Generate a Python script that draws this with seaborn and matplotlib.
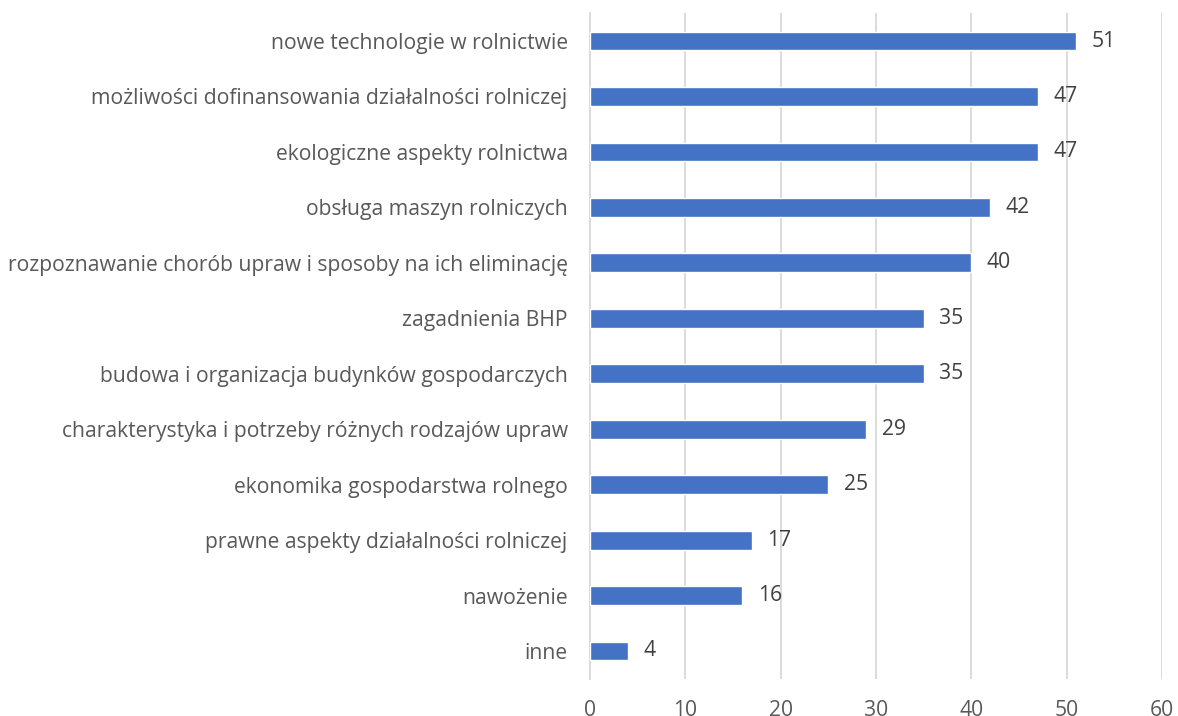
import matplotlib
matplotlib.use("Agg")
import matplotlib.pyplot as plt
import seaborn as sns
import pandas as pd

categories = [
    "nowe technologie w rolnictwie",
    "możliwości dofinansowania działalności rolniczej",
    "ekologiczne aspekty rolnictwa",
    "obsługa maszyn rolniczych",
    "rozpoznawanie chorób upraw i sposoby na ich eliminację",
    "zagadnienia BHP",
    "budowa i organizacja budynków gospodarczych",
    "charakterystyka i potrzeby różnych rodzajów upraw",
    "ekonomika gospodarstwa rolnego",
    "prawne aspekty działalności rolniczej",
    "nawożenie",
    "inne",
]
values = [51, 47, 47, 42, 40, 35, 35, 29, 25, 17, 16, 4]
x_ticks = [0, 10, 20, 30, 40, 50, 60]

df = pd.DataFrame({"cat": categories, "val": values})

sns.set_theme(style="white")
plt.rcParams["font.family"] = ["Open Sans", "DejaVu Sans"]

fig = plt.figure(figsize=(11.78, 7.16), dpi=100)
ax = fig.add_axes([0.5008, 0.0521, 0.4856, 0.9293])

sns.barplot(data=df, x="val", y="cat", color="#4472C4", width=0.34,
            saturation=1, ax=ax, zorder=3)

ax.set_xlim(0, 60)
ax.set_xticks(x_ticks)
ax.xaxis.grid(True, color="#d9d9d9", linewidth=1.3, zorder=0)
ax.set_axisbelow(True)
for s in ["top", "right", "bottom"]:
    ax.spines[s].set_visible(False)
ax.spines["left"].set_color("#d9d9d9")
ax.spines["left"].set_linewidth(1.3)
ax.set_xlabel("")
ax.set_ylabel("")
ax.tick_params(axis="y", length=0, pad=16, labelsize=15.2, labelcolor="#595959")
ax.tick_params(axis="x", length=0, pad=15, labelsize=15.2, labelcolor="#595959")

for cont in ax.containers:
    ax.bar_label(cont, labels=[str(v) for v in values], padding=11,
                 fontsize=15.2, color="#404040")

fig.savefig("out.png", dpi=100)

○ ○ ○ ○ ○

#### Instructions to follow:
Quote all the lines above exactly as given. Do not include the pictures.

#### Correct result:
Generate a Python script that draws this with seaborn and matplotlib.
import matplotlib
matplotlib.use("Agg")
import matplotlib.pyplot as plt
import seaborn as sns
import pandas as pd

categories = [
    "nowe technologie w rolnictwie",
    "możliwości dofinansowania działalności rolniczej",
    "ekologiczne aspekty rolnictwa",
    "obsługa maszyn rolniczych",
    "rozpoznawanie chorób upraw i sposoby na ich eliminację",
    "zagadnienia BHP",
    "budowa i organizacja budynków gospodarczych",
    "charakterystyka i potrzeby różnych rodzajów upraw",
    "ekonomika gospodarstwa rolnego",
    "prawne aspekty działalności rolniczej",
    "nawożenie",
    "inne",
]
values = [51, 47, 47, 42, 40, 35, 35, 29, 25, 17, 16, 4]
x_ticks = [0, 10, 20, 30, 40, 50, 60]

df = pd.DataFrame({"cat": categories, "val": values})

sns.set_theme(style="white")
plt.rcParams["font.family"] = ["Open Sans", "DejaVu Sans"]

fig = plt.figure(figsize=(11.78, 7.16), dpi=100)
ax = fig.add_axes([0.5008, 0.0521, 0.4856, 0.9293])

sns.barplot(data=df, x="val", y="cat", color="#4472C4", width=0.34,
            saturation=1, ax=ax, zorder=3)

ax.set_xlim(0, 60)
ax.set_xticks(x_ticks)
ax.xaxis.grid(True, color="#d9d9d9", linewidth=1.3, zorder=0)
ax.set_axisbelow(True)
for s in ["top", "right", "bottom"]:
    ax.spines[s].set_visible(False)
ax.spines["left"].set_color("#d9d9d9")
ax.spines["left"].set_linewidth(1.3)
ax.set_xlabel("")
ax.set_ylabel("")
ax.tick_params(axis="y", length=0, pad=16, labelsize=15.2, labelcolor="#595959")
ax.tick_params(axis="x", length=0, pad=15, labelsize=15.2, labelcolor="#595959")

for cont in ax.containers:
    ax.bar_label(cont, labels=[str(v) for v in values], padding=11,
                 fontsize=15.2, color="#404040")

fig.savefig("out.png", dpi=100)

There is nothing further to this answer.